My little home town of Seminole, Oklahoma, has been scorched by the wildfires sweeping through parts of Oklahoma and Texas. My mother’s beloved horse riding trails in the rural area around Seminole are either smoldering or threatened. I talked to an old high school friend about our response to the disaster. He said, “Karen, we paid attention after those hurricanes. We’re not looking to the government for help. The churches and people all around here have been helping since the fires started. People who had little to begin with, including insurance, have lost everything, even their kids’ Christmas.”
Why does it take such tragedies – fires, floods, hurricanes – to generate a wake up call for people to reach out to needy neighbors? The cultural shift toward “government professionals” taking primary care of society’s problems began 75 years ago, but surely this past year has made at least a figurative believer of the most adamant agnostic: Faith-based organizations meet even catastrophic needs more efficiently and effectively than government agencies or their bureaucratic charity look-alikes.
Subsidiarity – local people meeting individual and community needs in a manner that is direct, personal, and accountable – is more than just a “high falutin’ word” (as my mother often reminds me). Common sense by any other name is still common sense.

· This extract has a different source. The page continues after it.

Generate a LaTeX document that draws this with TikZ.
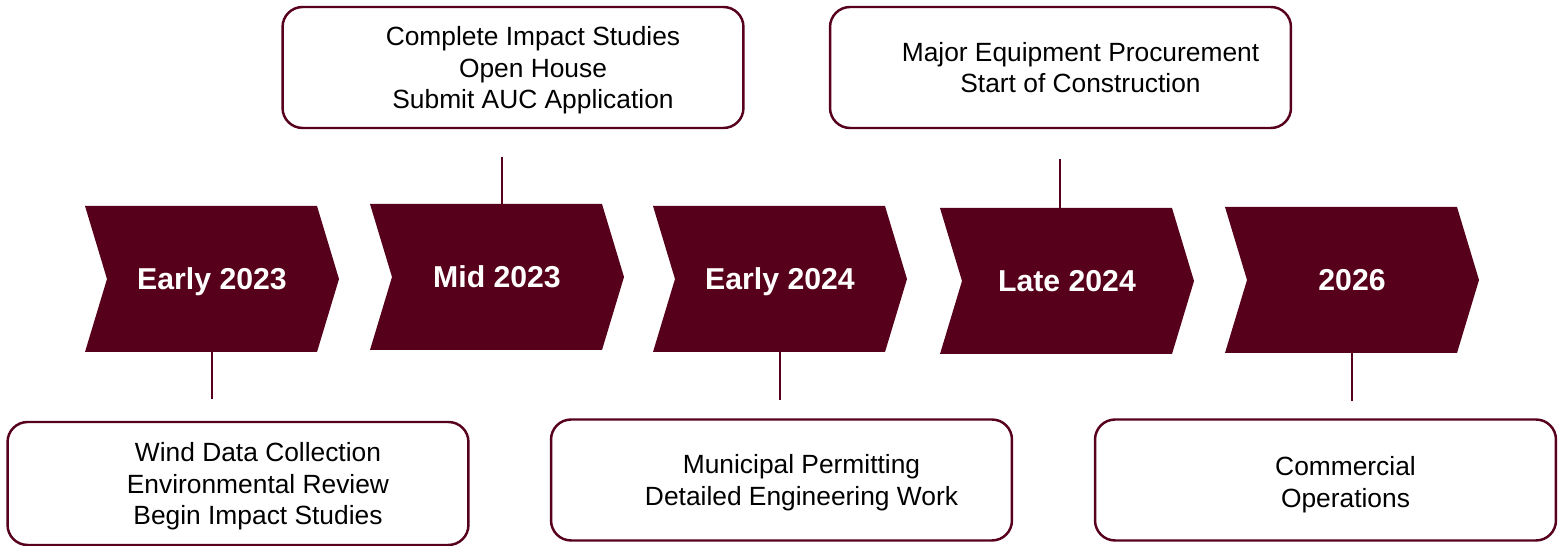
\documentclass[tikz,border=0pt]{standalone}
\usepackage{fontspec}
\setmainfont{Liberation Sans}
\usepackage{tikz}
\usetikzlibrary{positioning}
\definecolor{maroon}{HTML}{57001B}
\tikzset{
  chev/.style={text=white, font=\fontsize{17.2}{20}\selectfont\bfseries, minimum width=4.64cm, minimum height=2.92cm, inner sep=0pt, text depth=0pt},
  box/.style={draw=maroon, line width=1.4pt, rounded corners=0.4cm, inner sep=0pt, minimum width=9.22cm, minimum height=2.42cm},
  note/.style={align=center, font=\fontsize{15}{18.1}\selectfont, text depth=0pt},
  link/.style={draw=maroon, line width=1.2pt}
}

\begin{document}
\begin{tikzpicture}[x=0.02cm, y=-0.02cm]
    \useasboundingbox (0,0) rectangle (1562,546);

    % Draw the chevrons
    \foreach \x/\y/\n/\txt in {85/206/c1/Early 2023, 370/204/c2/Mid 2023, 653/206/c3/Early 2024, 940/208/c4/Late 2024, 1225/207/c5/2026} {
        \fill[maroon] (\x,\y) -- ++(232,0) -- ++(22,73) -- ++(-22,73) -- ++(-232,0) -- ++(22,-73) -- cycle;
        \node[chev] (\n) at (\x+127,\y+73) {\txt};
    }

    % Draw the boxes
    \node[box, minimum height=2.46cm] (b1) at (238,483.5) {};
    \node[box] (b2) at (513,67.5) {};
    \node[box] (b3) at (781.5,480) {};
    \node[box] (b4) at (1060.5,67.5) {};
    \node[box] (b5) at (1325.5,480) {};

    % Box texts
    \node[note, xshift=0.4cm] (t1) at (b1) {Wind Data Collection\\Environmental Review\\Begin Impact Studies};
    \node[note, xshift=0.4cm] (t2) at (b2) {Complete Impact Studies\\Open House\\Submit AUC Application};
    \node[note, xshift=0.4cm] (t3) at (b3) {Municipal Permitting\\Detailed Engineering Work};
    \node[note, xshift=0.4cm] (t4) at (b4) {Major Equipment Procurement\\Start of Construction};
    \node[note, xshift=0.4cm, yshift=-0.04cm] (t5) at (b5) {Commercial\\Operations};

    % Connect chevrons to boxes
    \draw[link, shorten >=0.44cm] (c1.south) -- (c1.south |- b1.north);
    \draw[link, shorten >=0.56cm] ([xshift=0.1cm]c2.north) -- ([xshift=0.1cm]c2.north |- b2.south);
    \draw[link, shorten >=0.36cm] (c3.south) -- (c3.south |- b3.north);
    \draw[link, shorten >=0.6cm] ([xshift=-0.14cm]c4.north) -- ([xshift=-0.14cm]c4.north |- b4.south);
    \draw[link, shorten >=0.34cm] (c5.south) -- (c5.south |- b5.north);
\end{tikzpicture}
\end{document}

How many of us wait for a natural disaster before we’ll actively respond to need? If civil society truly is rooted in the belief that each person is created in God’s image and therefore has worth and dignity, then why is such a natural outreach to neighbors (across the fence and across town) not part of our daily lives?
In Oklahoma, churches that don’t normally house food banks and clothing stores have been collecting these things to help people who have been burned out. But local assistance, as with the Gulf hurricanes, needs to be broader. One group of churchgoers in Texas sat in folding chairs next to their burned out church for Sunday services, a reminder that that people are the church, not the building. The broader faith community is the most effective model of subsidiarity. And that’s a good high falutin’ word for a principle that is simple and true.